Exercise instructions → Transcribe the full listing exactly, and drop every picture.
• • • •
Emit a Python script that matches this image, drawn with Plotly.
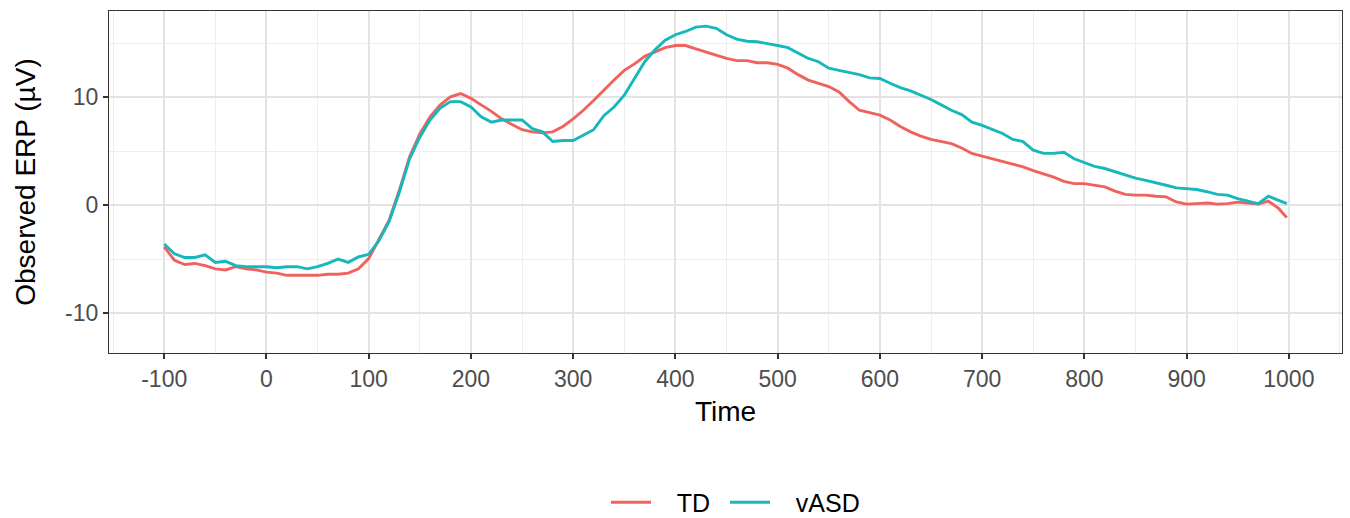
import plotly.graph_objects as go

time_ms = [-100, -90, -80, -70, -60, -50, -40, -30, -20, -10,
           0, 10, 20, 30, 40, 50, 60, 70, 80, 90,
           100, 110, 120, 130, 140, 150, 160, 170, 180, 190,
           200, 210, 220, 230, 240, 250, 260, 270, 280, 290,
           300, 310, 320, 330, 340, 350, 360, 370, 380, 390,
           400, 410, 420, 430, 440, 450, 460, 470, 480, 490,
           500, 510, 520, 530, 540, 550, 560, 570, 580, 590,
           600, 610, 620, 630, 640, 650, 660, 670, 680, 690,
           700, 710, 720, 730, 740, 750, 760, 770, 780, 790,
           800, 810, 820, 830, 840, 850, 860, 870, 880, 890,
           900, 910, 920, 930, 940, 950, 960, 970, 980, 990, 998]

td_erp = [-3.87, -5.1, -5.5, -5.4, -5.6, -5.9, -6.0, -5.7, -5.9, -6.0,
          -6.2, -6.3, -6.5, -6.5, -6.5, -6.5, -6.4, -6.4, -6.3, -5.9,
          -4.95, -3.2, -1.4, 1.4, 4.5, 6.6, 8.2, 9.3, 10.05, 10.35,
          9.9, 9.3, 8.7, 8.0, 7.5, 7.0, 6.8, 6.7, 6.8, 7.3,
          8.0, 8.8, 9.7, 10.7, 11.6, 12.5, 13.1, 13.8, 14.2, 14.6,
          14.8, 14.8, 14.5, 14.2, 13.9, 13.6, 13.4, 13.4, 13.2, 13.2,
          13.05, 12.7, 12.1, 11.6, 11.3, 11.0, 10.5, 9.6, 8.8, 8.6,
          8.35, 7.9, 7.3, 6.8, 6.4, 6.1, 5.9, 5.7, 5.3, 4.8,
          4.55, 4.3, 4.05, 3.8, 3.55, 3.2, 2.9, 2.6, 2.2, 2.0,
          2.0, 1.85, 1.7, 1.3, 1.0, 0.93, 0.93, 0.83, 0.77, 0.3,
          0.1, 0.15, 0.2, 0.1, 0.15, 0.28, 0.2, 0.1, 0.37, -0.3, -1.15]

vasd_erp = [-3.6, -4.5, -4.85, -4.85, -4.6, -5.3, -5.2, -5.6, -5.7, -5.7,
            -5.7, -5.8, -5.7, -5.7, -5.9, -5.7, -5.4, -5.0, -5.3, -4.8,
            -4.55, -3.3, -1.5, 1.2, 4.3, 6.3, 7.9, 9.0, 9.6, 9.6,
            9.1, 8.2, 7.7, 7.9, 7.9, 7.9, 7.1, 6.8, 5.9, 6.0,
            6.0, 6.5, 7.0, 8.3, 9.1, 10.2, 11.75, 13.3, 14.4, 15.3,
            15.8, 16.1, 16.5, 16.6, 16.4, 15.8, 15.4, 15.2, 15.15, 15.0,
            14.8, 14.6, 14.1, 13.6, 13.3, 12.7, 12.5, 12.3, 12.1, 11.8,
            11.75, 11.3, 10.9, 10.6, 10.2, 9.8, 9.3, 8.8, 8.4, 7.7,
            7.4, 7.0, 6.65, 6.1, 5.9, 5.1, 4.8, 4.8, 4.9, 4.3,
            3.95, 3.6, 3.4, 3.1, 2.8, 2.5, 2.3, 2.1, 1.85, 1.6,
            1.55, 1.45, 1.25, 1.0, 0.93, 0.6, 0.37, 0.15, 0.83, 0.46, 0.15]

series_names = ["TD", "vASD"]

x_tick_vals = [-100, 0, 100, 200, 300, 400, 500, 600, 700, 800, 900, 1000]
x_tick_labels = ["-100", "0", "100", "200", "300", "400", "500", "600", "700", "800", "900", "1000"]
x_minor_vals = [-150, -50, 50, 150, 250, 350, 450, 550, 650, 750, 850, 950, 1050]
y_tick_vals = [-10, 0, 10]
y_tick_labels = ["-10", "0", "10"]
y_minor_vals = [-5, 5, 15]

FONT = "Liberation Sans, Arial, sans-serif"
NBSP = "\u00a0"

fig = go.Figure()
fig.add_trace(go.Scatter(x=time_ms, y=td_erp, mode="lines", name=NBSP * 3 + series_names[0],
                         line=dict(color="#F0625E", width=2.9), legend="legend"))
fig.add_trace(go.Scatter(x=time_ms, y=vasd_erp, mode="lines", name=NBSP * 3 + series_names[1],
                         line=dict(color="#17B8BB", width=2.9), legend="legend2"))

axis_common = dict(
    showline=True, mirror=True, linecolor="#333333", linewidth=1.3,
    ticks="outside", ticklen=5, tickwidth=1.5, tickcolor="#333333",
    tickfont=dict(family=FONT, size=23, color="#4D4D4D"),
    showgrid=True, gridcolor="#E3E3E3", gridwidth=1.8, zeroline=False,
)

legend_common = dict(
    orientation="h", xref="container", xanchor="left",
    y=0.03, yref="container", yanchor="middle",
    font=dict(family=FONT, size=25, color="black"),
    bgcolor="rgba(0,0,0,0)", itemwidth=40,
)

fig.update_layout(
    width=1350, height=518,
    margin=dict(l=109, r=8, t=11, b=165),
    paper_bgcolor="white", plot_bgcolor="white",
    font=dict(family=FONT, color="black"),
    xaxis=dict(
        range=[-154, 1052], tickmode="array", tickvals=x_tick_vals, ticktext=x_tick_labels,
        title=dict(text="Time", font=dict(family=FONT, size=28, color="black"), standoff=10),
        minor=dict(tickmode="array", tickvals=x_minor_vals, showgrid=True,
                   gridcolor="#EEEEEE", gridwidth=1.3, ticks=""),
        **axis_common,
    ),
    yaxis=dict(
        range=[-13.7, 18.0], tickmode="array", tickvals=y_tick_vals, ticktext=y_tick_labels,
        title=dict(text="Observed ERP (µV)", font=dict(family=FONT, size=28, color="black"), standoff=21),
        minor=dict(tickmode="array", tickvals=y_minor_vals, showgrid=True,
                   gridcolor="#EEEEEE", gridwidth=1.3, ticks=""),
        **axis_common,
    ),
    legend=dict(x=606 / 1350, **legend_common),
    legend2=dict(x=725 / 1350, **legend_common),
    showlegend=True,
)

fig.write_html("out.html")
• • • •
Answer to the problem →
Emit a Python script that matches this image, drawn with Plotly.
import plotly.graph_objects as go

time_ms = [-100, -90, -80, -70, -60, -50, -40, -30, -20, -10,
           0, 10, 20, 30, 40, 50, 60, 70, 80, 90,
           100, 110, 120, 130, 140, 150, 160, 170, 180, 190,
           200, 210, 220, 230, 240, 250, 260, 270, 280, 290,
           300, 310, 320, 330, 340, 350, 360, 370, 380, 390,
           400, 410, 420, 430, 440, 450, 460, 470, 480, 490,
           500, 510, 520, 530, 540, 550, 560, 570, 580, 590,
           600, 610, 620, 630, 640, 650, 660, 670, 680, 690,
           700, 710, 720, 730, 740, 750, 760, 770, 780, 790,
           800, 810, 820, 830, 840, 850, 860, 870, 880, 890,
           900, 910, 920, 930, 940, 950, 960, 970, 980, 990, 998]

td_erp = [-3.87, -5.1, -5.5, -5.4, -5.6, -5.9, -6.0, -5.7, -5.9, -6.0,
          -6.2, -6.3, -6.5, -6.5, -6.5, -6.5, -6.4, -6.4, -6.3, -5.9,
          -4.95, -3.2, -1.4, 1.4, 4.5, 6.6, 8.2, 9.3, 10.05, 10.35,
          9.9, 9.3, 8.7, 8.0, 7.5, 7.0, 6.8, 6.7, 6.8, 7.3,
          8.0, 8.8, 9.7, 10.7, 11.6, 12.5, 13.1, 13.8, 14.2, 14.6,
          14.8, 14.8, 14.5, 14.2, 13.9, 13.6, 13.4, 13.4, 13.2, 13.2,
          13.05, 12.7, 12.1, 11.6, 11.3, 11.0, 10.5, 9.6, 8.8, 8.6,
          8.35, 7.9, 7.3, 6.8, 6.4, 6.1, 5.9, 5.7, 5.3, 4.8,
          4.55, 4.3, 4.05, 3.8, 3.55, 3.2, 2.9, 2.6, 2.2, 2.0,
          2.0, 1.85, 1.7, 1.3, 1.0, 0.93, 0.93, 0.83, 0.77, 0.3,
          0.1, 0.15, 0.2, 0.1, 0.15, 0.28, 0.2, 0.1, 0.37, -0.3, -1.15]

vasd_erp = [-3.6, -4.5, -4.85, -4.85, -4.6, -5.3, -5.2, -5.6, -5.7, -5.7,
            -5.7, -5.8, -5.7, -5.7, -5.9, -5.7, -5.4, -5.0, -5.3, -4.8,
            -4.55, -3.3, -1.5, 1.2, 4.3, 6.3, 7.9, 9.0, 9.6, 9.6,
            9.1, 8.2, 7.7, 7.9, 7.9, 7.9, 7.1, 6.8, 5.9, 6.0,
            6.0, 6.5, 7.0, 8.3, 9.1, 10.2, 11.75, 13.3, 14.4, 15.3,
            15.8, 16.1, 16.5, 16.6, 16.4, 15.8, 15.4, 15.2, 15.15, 15.0,
            14.8, 14.6, 14.1, 13.6, 13.3, 12.7, 12.5, 12.3, 12.1, 11.8,
            11.75, 11.3, 10.9, 10.6, 10.2, 9.8, 9.3, 8.8, 8.4, 7.7,
            7.4, 7.0, 6.65, 6.1, 5.9, 5.1, 4.8, 4.8, 4.9, 4.3,
            3.95, 3.6, 3.4, 3.1, 2.8, 2.5, 2.3, 2.1, 1.85, 1.6,
            1.55, 1.45, 1.25, 1.0, 0.93, 0.6, 0.37, 0.15, 0.83, 0.46, 0.15]

series_names = ["TD", "vASD"]

x_tick_vals = [-100, 0, 100, 200, 300, 400, 500, 600, 700, 800, 900, 1000]
x_tick_labels = ["-100", "0", "100", "200", "300", "400", "500", "600", "700", "800", "900", "1000"]
x_minor_vals = [-150, -50, 50, 150, 250, 350, 450, 550, 650, 750, 850, 950, 1050]
y_tick_vals = [-10, 0, 10]
y_tick_labels = ["-10", "0", "10"]
y_minor_vals = [-5, 5, 15]

FONT = "Liberation Sans, Arial, sans-serif"
NBSP = "\u00a0"

fig = go.Figure()
fig.add_trace(go.Scatter(x=time_ms, y=td_erp, mode="lines", name=NBSP * 3 + series_names[0],
                         line=dict(color="#F0625E", width=2.9), legend="legend"))
fig.add_trace(go.Scatter(x=time_ms, y=vasd_erp, mode="lines", name=NBSP * 3 + series_names[1],
                         line=dict(color="#17B8BB", width=2.9), legend="legend2"))

axis_common = dict(
    showline=True, mirror=True, linecolor="#333333", linewidth=1.3,
    ticks="outside", ticklen=5, tickwidth=1.5, tickcolor="#333333",
    tickfont=dict(family=FONT, size=23, color="#4D4D4D"),
    showgrid=True, gridcolor="#E3E3E3", gridwidth=1.8, zeroline=False,
)

legend_common = dict(
    orientation="h", xref="container", xanchor="left",
    y=0.03, yref="container", yanchor="middle",
    font=dict(family=FONT, size=25, color="black"),
    bgcolor="rgba(0,0,0,0)", itemwidth=40,
)

fig.update_layout(
    width=1350, height=518,
    margin=dict(l=109, r=8, t=11, b=165),
    paper_bgcolor="white", plot_bgcolor="white",
    font=dict(family=FONT, color="black"),
    xaxis=dict(
        range=[-154, 1052], tickmode="array", tickvals=x_tick_vals, ticktext=x_tick_labels,
        title=dict(text="Time", font=dict(family=FONT, size=28, color="black"), standoff=10),
        minor=dict(tickmode="array", tickvals=x_minor_vals, showgrid=True,
                   gridcolor="#EEEEEE", gridwidth=1.3, ticks=""),
        **axis_common,
    ),
    yaxis=dict(
        range=[-13.7, 18.0], tickmode="array", tickvals=y_tick_vals, ticktext=y_tick_labels,
        title=dict(text="Observed ERP (µV)", font=dict(family=FONT, size=28, color="black"), standoff=21),
        minor=dict(tickmode="array", tickvals=y_minor_vals, showgrid=True,
                   gridcolor="#EEEEEE", gridwidth=1.3, ticks=""),
        **axis_common,
    ),
    legend=dict(x=606 / 1350, **legend_common),
    legend2=dict(x=725 / 1350, **legend_common),
    showlegend=True,
)

fig.write_html("out.html")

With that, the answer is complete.